● **WHAT YOU HAVE TO DO**:
Find every line in the records below that holds the word "this", and copy it out.

● **INPUT RECORDS**:
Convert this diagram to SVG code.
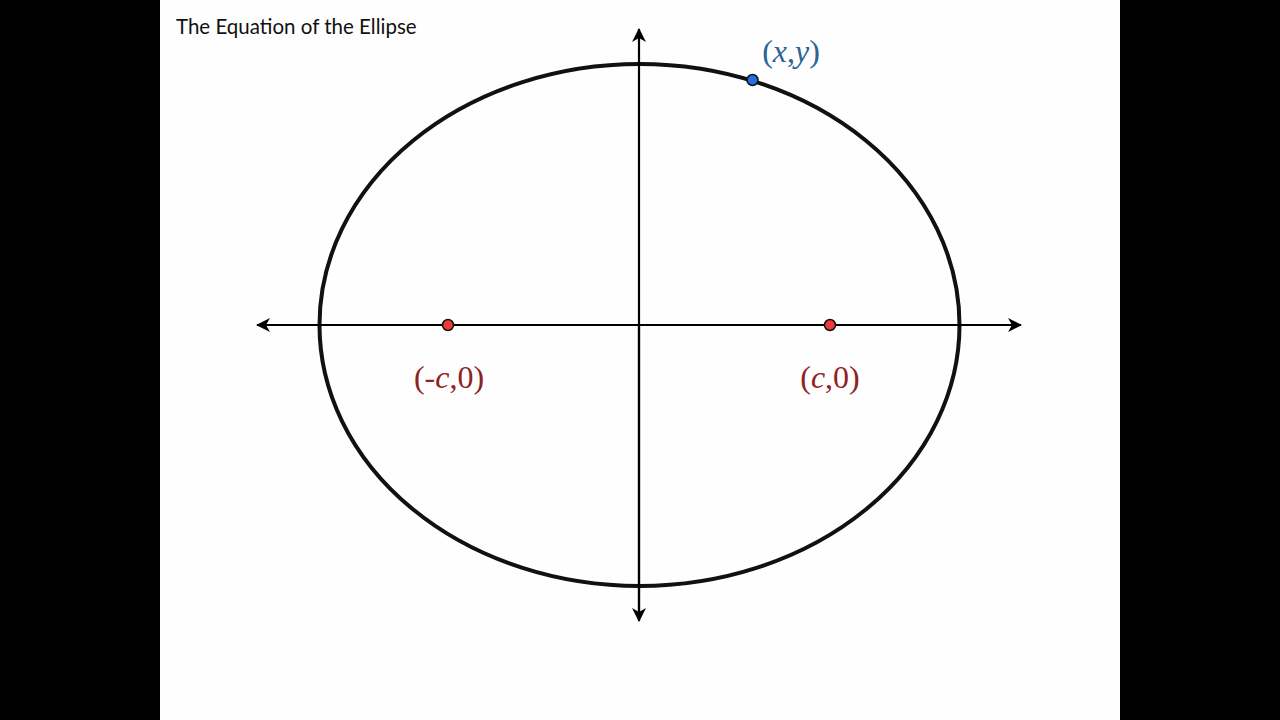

* * *

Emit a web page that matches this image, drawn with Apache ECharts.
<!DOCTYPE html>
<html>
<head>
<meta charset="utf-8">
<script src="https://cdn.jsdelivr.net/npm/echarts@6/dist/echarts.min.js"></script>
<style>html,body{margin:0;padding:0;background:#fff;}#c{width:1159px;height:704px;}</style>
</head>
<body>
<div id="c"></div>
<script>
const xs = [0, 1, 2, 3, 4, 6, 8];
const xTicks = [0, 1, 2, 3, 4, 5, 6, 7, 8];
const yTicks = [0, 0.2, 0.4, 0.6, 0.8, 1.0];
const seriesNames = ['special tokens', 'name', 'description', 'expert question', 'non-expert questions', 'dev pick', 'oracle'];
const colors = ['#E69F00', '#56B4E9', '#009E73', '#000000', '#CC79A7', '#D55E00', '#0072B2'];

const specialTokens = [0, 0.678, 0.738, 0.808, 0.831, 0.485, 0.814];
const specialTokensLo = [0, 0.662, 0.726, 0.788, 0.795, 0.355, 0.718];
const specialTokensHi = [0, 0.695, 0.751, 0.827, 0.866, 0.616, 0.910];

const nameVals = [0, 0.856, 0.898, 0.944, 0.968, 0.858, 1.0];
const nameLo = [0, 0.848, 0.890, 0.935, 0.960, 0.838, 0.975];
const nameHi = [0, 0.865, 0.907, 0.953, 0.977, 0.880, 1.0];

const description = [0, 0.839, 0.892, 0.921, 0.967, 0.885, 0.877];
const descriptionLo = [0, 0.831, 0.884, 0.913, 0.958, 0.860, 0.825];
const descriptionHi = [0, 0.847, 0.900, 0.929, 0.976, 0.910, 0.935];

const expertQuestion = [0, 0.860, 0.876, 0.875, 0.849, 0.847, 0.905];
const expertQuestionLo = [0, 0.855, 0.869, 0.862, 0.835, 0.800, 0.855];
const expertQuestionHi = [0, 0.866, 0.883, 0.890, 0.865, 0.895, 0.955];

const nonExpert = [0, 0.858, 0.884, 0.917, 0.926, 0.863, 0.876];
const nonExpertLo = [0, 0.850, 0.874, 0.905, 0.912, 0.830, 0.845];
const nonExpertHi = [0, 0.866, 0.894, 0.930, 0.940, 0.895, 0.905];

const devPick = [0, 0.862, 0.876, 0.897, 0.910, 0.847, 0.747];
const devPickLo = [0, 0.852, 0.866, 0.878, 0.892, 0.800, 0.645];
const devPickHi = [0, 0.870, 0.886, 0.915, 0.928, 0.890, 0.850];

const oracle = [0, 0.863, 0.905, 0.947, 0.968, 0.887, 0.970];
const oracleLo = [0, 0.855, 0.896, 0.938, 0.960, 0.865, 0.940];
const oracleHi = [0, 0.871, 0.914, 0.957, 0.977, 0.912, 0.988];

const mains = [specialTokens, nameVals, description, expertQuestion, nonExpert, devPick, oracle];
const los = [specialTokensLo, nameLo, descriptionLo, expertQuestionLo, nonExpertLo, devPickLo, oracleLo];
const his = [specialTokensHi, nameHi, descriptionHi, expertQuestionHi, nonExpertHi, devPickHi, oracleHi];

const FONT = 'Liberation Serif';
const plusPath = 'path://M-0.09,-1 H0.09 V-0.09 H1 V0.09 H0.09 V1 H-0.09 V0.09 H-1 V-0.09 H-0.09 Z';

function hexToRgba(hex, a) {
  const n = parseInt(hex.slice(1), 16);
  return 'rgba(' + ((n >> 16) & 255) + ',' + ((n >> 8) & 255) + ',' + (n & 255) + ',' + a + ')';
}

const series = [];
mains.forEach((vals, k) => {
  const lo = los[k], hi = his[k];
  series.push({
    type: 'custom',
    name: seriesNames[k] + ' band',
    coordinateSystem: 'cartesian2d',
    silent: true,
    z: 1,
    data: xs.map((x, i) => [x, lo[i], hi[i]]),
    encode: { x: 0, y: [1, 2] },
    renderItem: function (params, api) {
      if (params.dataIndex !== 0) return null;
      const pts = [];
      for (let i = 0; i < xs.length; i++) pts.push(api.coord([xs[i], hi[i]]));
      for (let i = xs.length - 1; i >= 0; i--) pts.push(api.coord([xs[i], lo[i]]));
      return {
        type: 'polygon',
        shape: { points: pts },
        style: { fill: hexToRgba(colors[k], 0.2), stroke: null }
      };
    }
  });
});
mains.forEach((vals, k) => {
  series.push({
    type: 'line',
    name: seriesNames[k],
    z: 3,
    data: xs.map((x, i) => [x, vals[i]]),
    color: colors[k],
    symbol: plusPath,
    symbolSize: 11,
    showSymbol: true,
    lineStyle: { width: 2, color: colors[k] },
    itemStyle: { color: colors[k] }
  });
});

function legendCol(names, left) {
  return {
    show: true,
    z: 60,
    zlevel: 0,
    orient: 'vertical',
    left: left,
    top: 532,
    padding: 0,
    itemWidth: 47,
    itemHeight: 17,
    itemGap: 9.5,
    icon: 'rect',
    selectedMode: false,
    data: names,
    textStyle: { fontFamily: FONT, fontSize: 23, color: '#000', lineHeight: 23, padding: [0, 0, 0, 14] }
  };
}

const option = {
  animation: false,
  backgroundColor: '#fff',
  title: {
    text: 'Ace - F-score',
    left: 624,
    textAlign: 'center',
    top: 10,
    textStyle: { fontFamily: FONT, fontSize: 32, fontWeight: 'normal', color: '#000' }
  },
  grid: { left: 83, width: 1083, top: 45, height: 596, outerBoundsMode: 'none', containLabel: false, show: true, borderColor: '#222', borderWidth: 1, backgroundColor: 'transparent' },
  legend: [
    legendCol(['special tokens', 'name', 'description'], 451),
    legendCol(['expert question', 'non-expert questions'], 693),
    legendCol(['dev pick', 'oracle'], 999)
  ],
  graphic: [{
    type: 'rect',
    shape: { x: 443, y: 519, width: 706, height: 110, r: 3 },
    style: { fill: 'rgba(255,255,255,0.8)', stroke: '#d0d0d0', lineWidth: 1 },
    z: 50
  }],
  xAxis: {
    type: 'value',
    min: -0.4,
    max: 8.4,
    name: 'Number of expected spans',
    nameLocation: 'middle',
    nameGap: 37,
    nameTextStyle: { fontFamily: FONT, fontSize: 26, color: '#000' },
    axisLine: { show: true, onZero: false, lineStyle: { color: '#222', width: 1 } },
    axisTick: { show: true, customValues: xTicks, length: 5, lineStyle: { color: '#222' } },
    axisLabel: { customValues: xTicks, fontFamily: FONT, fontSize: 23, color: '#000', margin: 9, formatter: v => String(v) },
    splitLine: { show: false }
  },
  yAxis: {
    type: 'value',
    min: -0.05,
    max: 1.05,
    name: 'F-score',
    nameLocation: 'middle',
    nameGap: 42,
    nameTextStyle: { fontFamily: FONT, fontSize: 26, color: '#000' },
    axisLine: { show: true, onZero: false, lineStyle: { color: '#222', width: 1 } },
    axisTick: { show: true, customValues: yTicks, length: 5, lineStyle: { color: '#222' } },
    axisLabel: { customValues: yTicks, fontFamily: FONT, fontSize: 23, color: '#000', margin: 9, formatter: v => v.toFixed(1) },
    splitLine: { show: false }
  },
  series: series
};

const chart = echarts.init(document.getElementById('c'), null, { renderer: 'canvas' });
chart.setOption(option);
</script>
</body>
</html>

● **EXPECTED ANSWER**:
Convert this diagram to SVG code.
Emit a web page that matches this image, drawn with Apache ECharts.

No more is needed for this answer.